The British telecoms company reported that its total fixed customer base fell by 2,000 customers to 5.8m in the first three months of the year due to a slowdown in customer activity in the fixed market.
VMO2 said it also lost a small number of its total mobile customers, both contract and prepaid, which dropped to 23.5m from 23.9m in the first quarter of 2023. The telco added 5,300 broadband connections though.
Total revenue decreased marginally by 0.5 per cent year on year to £2.58bn, which VMO2 said was mainly driven by handset revenue decline that offset growth in mobile and fixed line service revenue.
Adjusted EBITDA dropped 1.4 per cent year on year to £935m in the first quarter.
Lutz Schüler, chief executive of Virgin Media O2, said: “While there is much to do in the remainder of the year, we are gathering momentum in accelerating fibre build and marketing the nexfibre footprint, launching new services to enhance and improve customer experience, and progressing wider IT efficiency programmes as we continue our digital transformation.”
In September last year, VMO2 bought British broadband provider Upp and plans to “carry out integration work”, with the goal of selling it on to UK fibre builder, Nexfibre.
Nexfibre, a joint venture by Liberty Global, Telefonica and infrastructure investment firm Infravia, hopes to expand its reach to 175,000 sites in the East of England through the transaction.

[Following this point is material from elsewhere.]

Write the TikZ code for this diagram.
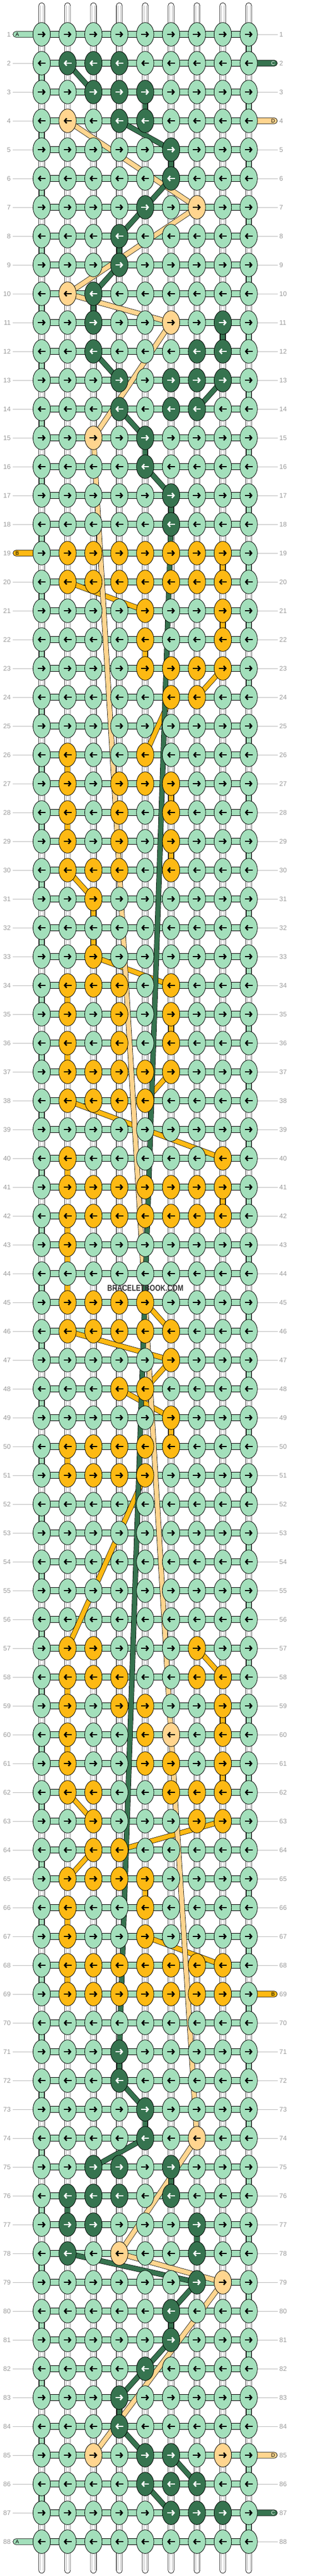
\documentclass[tikz,border=0pt]{standalone}
\usepackage{fontspec}
\usepackage{graphicx}
\setmainfont{Liberation Sans}
\usetikzlibrary{shapes.geometric,arrows.meta}
\definecolor{cA}{HTML}{A3DFBB}
\definecolor{cB}{HTML}{FDB913}
\definecolor{cC}{HTML}{36734F}
\definecolor{cD}{HTML}{FFD58F}
\definecolor{numgray}{HTML}{999999}
\definecolor{linegray}{HTML}{BBBBBB}
\definecolor{wmark}{HTML}{333333}
\pgfdeclarelayer{back}
\pgfdeclarelayer{bands}
\pgfsetlayers{back,bands,main}
\newcount\kcol
\def\KNOT#1#2#3{%
  \node[knot,fill=c#3] (k-#1-#2) at ({75+46.58*(#2-1)},{62+52*(#1-1)}) {};
  \ifodd#1 \draw[arr#3] ([xshift=-7pt]k-#1-#2.center) -- ([xshift=7pt]k-#1-#2.center);
  \else \draw[arr#3] ([xshift=7pt]k-#1-#2.center) -- ([xshift=-7pt]k-#1-#2.center);\fi}
\def\KR#1#2{\kcol=0 \def\rr{#1}\KRloop#2\relax}
\def\KRloop#1{\ifx#1\relax\else\advance\kcol by 1 \edef\tmp{\noexpand\KNOT{\rr}{\the\kcol}{#1}}\tmp\expandafter\KRloop\fi}
\def\band#1#2#3#4#5{\draw[line width=9.6pt,black] (k-#2-#3.center)--(k-#4-#5.center);\draw[line width=8.2pt,c#1] (k-#2-#3.center)--(k-#4-#5.center);}
\def\lstub#1#2#3{\filldraw[fill=c#2,outl,rounded corners=5.3pt] ([xshift=-51.5pt,yshift=-5.3pt]k-#1-1.center) rectangle ([xshift=-5pt,yshift=5.3pt]k-#1-1.center);
  \node[glabel,text=#3] at ([xshift=-44pt]k-#1-1.center) {#2};}
\def\rstub#1#2#3{\filldraw[fill=c#2,outl,rounded corners=5.3pt] ([xshift=5pt,yshift=-5.3pt]k-#1-9.center) rectangle ([xshift=51.5pt,yshift=5.3pt]k-#1-9.center);
  \node[glabel,text=#3] at ([xshift=44pt]k-#1-9.center) {#2};}
\begin{document}
\begin{tikzpicture}[x=1pt,y=-1pt,
  knot/.style={ellipse,draw=black,line width=0.8pt,minimum width=31.3pt,minimum height=42.7pt,inner sep=0pt},
  arrbase/.style={line width=2.6pt,-{Straight Barb[length=3.8pt,width=9pt]}},
  arrA/.style={arrbase,black},arrB/.style={arrbase,black},arrD/.style={arrbase,black},arrC/.style={arrbase,white},
  num/.style={text=numgray,font=\fontsize{12}{12}\selectfont,inner sep=0pt},
  glabel/.style={font=\fontsize{9.5}{9.5}\selectfont,inner sep=0pt},
  gline/.style={linegray,line width=0.9pt},
  outl/.style={draw=black,line width=0.7pt}]
\useasboundingbox (0,0) rectangle (584,4648);
% knots
\KR{1}{AAAAAAAAA}
\KR{2}{ACCCAAAAA}
\KR{3}{AACCCAAAA}
\KR{4}{ADACCAAAA}
\KR{5}{AAAAACAAA}
\KR{6}{AAAAACAAA}
\KR{7}{AAAACADAA}
\KR{8}{AAACAAAAA}
\KR{9}{AAACAAAAA}
\KR{10}{ADCAAAAAA}
\KR{11}{AACAADACA}
\KR{12}{AACAAACCA}
\KR{13}{AAACACCCA}
\KR{14}{AAACACCAA}
\KR{15}{AADACAAAA}
\KR{16}{AAAACAAAA}
\KR{17}{AAAAACAAA}
\KR{18}{AAAAACAAA}
\KR{19}{ABBBBBBBA}
\KR{20}{ABBBBBBBA}
\KR{21}{AAAABAABA}
\KR{22}{AAAABAABA}
\KR{23}{AAAABBBBA}
\KR{24}{AAAAABBAA}
\KR{25}{AAAAAAAAA}
\KR{26}{ABAABAAAA}
\KR{27}{ABABBBAAA}
\KR{28}{ABABABAAA}
\KR{29}{ABABABAAA}
\KR{30}{ABBBABAAA}
\KR{31}{AABAAAAAA}
\KR{32}{AAAAAAAAA}
\KR{33}{AABAAAAAA}
\KR{34}{ABBBABAAA}
\KR{35}{ABABABAAA}
\KR{36}{ABABABAAA}
\KR{37}{ABBBBBAAA}
\KR{38}{ABBBBAAAA}
\KR{39}{AAAAAAAAA}
\KR{40}{ABAAAAABA}
\KR{41}{ABBBBBBBA}
\KR{42}{ABBBBBBBA}
\KR{43}{ABAAAAAAA}
\KR{44}{AAAAAAAAA}
\KR{45}{ABBBBAAAA}
\KR{46}{ABBBBBAAA}
\KR{47}{AAAAABAAA}
\KR{48}{AAABBAAAA}
\KR{49}{AAAAABAAA}
\KR{50}{ABBBBBAAA}
\KR{51}{ABBBBAAAA}
\KR{52}{AAAAAAAAA}
\KR{53}{AAAAAAAAA}
\KR{54}{AAAAAAAAA}
\KR{55}{AAAAAAAAA}
\KR{56}{AAAAAAAAA}
\KR{57}{ABBAAABAA}
\KR{58}{ABBBAABBA}
\KR{59}{ABABBAABA}
\KR{60}{ABAABDABA}
\KR{61}{ABAABBABA}
\KR{62}{ABBAABBBA}
\KR{63}{AABAAABBA}
\KR{64}{AABBAAAAA}
\KR{65}{ABBBBAAAA}
\KR{66}{ABAABAAAA}
\KR{67}{ABAABAAAA}
\KR{68}{ABBBBBBBA}
\KR{69}{ABBBBBBBA}
\KR{70}{AAAAAAAAA}
\KR{71}{AAACAAAAA}
\KR{72}{AAACAAAAA}
\KR{73}{AAAACAAAA}
\KR{74}{AAAACADAA}
\KR{75}{AACCACAAA}
\KR{76}{ACCCACAAA}
\KR{77}{ACCAAACAA}
\KR{78}{ACADAACAA}
\KR{79}{AAAAAACDA}
\KR{80}{AAAAACAAA}
\KR{81}{AAAAACAAA}
\KR{82}{AAAACAAAA}
\KR{83}{AAACAAAAA}
\KR{84}{AAACAAAAA}
\KR{85}{AADACCADA}
\KR{86}{AAAACCCAA}
\KR{87}{AAAAACCCA}
\KR{88}{AAAAAAAAA}
% background: vertical strands, horizontal bars, wraps, side lines, stubs
\begin{pgfonlayer}{back}
\foreach \c in {1,...,9}{
  \pgfmathsetmacro\X{75+46.58*(\c-1)}
  \filldraw[fill=white,outl,rounded corners=5.3pt] ({\X-5.3},5) rectangle ({\X+5.3},4643);
  \draw[linegray,line width=0.6pt] ({\X-2.4},10) -- ({\X-2.4},4638);
  \draw[linegray,line width=0.6pt] ({\X+2.4},10) -- ({\X+2.4},4638);
}
\foreach \r in {1,...,88}{
  \filldraw[fill=cA,outl] ([yshift=-5.4pt]k-\r-1.center) rectangle ([yshift=5.4pt]k-\r-9.center);
  \draw[gline] ([xshift=-52pt]k-\r-1.center) -- ([xshift=-15pt]k-\r-1.center);
  \draw[gline] ([xshift=15pt]k-\r-9.center) -- ([xshift=52pt]k-\r-9.center);
}
\foreach \r in {1,3,...,87}{
  \pgfmathtruncatemacro\n{\r+1}
  \filldraw[fill=cA,outl] ([xshift=-4.6pt]k-\r-9.center) rectangle ([xshift=4.6pt]k-\n-9.center);
}
\foreach \r in {2,4,...,86}{
  \pgfmathtruncatemacro\n{\r+1}
  \filldraw[fill=cA,outl] ([xshift=-4.6pt]k-\r-1.center) rectangle ([xshift=4.6pt]k-\n-1.center);
}
\lstub{1}{A}{black}
\lstub{19}{B}{black}
\lstub{88}{A}{black}
\rstub{2}{C}{white}
\rstub{4}{D}{black}
\rstub{69}{B}{black}
\rstub{85}{D}{black}
\rstub{87}{C}{white}
\end{pgfonlayer}
% strands that move between knots
\begin{pgfonlayer}{bands}
\band{B}{19}{8}{20}{8}
\band{B}{20}{2}{21}{5}
\band{B}{21}{8}{22}{8}
\band{B}{22}{5}{23}{5}
\band{B}{23}{8}{24}{7}
\band{B}{24}{6}{26}{5}
\band{B}{26}{2}{27}{2}
\band{B}{27}{6}{28}{6}
\band{B}{28}{2}{29}{2}
\band{B}{29}{6}{30}{6}
\band{B}{30}{2}{31}{3}
\band{B}{31}{3}{33}{3}
\band{B}{33}{3}{34}{6}
\band{B}{34}{2}{35}{2}
\band{B}{35}{6}{36}{6}
\band{B}{36}{2}{37}{2}
\band{B}{37}{6}{38}{5}
\band{B}{38}{2}{40}{8}
\band{B}{40}{2}{41}{2}
\band{B}{41}{8}{42}{8}
\band{B}{42}{2}{43}{2}
\band{B}{43}{2}{45}{2}
\band{B}{45}{5}{46}{6}
\band{B}{46}{2}{47}{6}
\band{B}{47}{6}{48}{5}
\band{B}{48}{4}{49}{6}
\band{B}{49}{6}{50}{6}
\band{B}{50}{2}{51}{2}
\band{B}{51}{5}{57}{2}
\band{B}{57}{7}{58}{8}
\band{B}{58}{2}{59}{2}
\band{B}{59}{8}{60}{8}
\band{B}{60}{2}{61}{2}
\band{B}{61}{8}{62}{8}
\band{B}{62}{2}{63}{3}
\band{B}{63}{8}{64}{4}
\band{B}{64}{3}{65}{2}
\band{B}{65}{5}{66}{5}
\band{B}{66}{2}{67}{2}
\band{B}{67}{5}{68}{8}
\band{B}{68}{2}{69}{2}
\band{D}{4}{2}{7}{7}
\band{D}{7}{7}{10}{2}
\band{D}{10}{2}{11}{6}
\band{D}{11}{6}{15}{3}
\band{D}{15}{3}{60}{6}
\band{D}{60}{6}{74}{7}
\band{D}{74}{7}{78}{4}
\band{D}{78}{4}{79}{8}
\band{D}{79}{8}{85}{3}
\band{C}{2}{2}{3}{3}
\band{C}{3}{5}{4}{5}
\band{C}{4}{4}{5}{6}
\band{C}{5}{6}{6}{6}
\band{C}{6}{6}{7}{5}
\band{C}{7}{5}{8}{4}
\band{C}{8}{4}{9}{4}
\band{C}{9}{4}{10}{3}
\band{C}{10}{3}{11}{3}
\band{C}{11}{8}{12}{8}
\band{C}{12}{3}{13}{4}
\band{C}{13}{8}{14}{7}
\band{C}{14}{4}{15}{5}
\band{C}{15}{5}{16}{5}
\band{C}{16}{5}{17}{6}
\band{C}{17}{6}{18}{6}
\band{C}{18}{6}{71}{4}
\band{C}{71}{4}{72}{4}
\band{C}{72}{4}{73}{5}
\band{C}{73}{5}{74}{5}
\band{C}{74}{5}{75}{3}
\band{C}{75}{6}{76}{6}
\band{C}{76}{2}{77}{2}
\band{C}{77}{7}{78}{7}
\band{C}{78}{2}{79}{7}
\band{C}{79}{7}{80}{6}
\band{C}{80}{6}{81}{6}
\band{C}{81}{6}{82}{5}
\band{C}{82}{5}{83}{4}
\band{C}{83}{4}{84}{4}
\band{C}{84}{4}{85}{5}
\band{C}{85}{6}{86}{7}
\band{C}{86}{5}{87}{6}
\end{pgfonlayer}
% row numbers
\foreach \r in {1,...,88}{
  \node[num,anchor=east] at ([xshift=-55.5pt]k-\r-1.center) {\r};
  \node[num,anchor=west] at ([xshift=55pt]k-\r-9.center) {\r};
}
\node[inner sep=0pt,text=wmark] (wm) at (261.7,2323.7) {\resizebox{137pt}{10.7pt}{\bfseries BRACELETBOOK.COM}};
\end{tikzpicture}
\end{document}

Schüler continued: “Ahead of price rise implementation, we delivered improved service revenue growth across both mobile and consumer fixed. Our teams also continue to innovate as shown by the targeted launch of 5G Standalone and a new 2Gbps broadband service on the nexfibre network in Q1, highlighting the future evolution of our networks as demand rises and new technologies emerge.
“Our performance in Q1 sets the foundations for our full year guidance as we make key investments to support future growth,” he added.
VMO2 reiterated full year guidance of “stable to declining revenue” and a low to mid-single-digit decline in adjusted EBITDA, but this excludes the impact of VMO2’s ongoing nexfibre construction.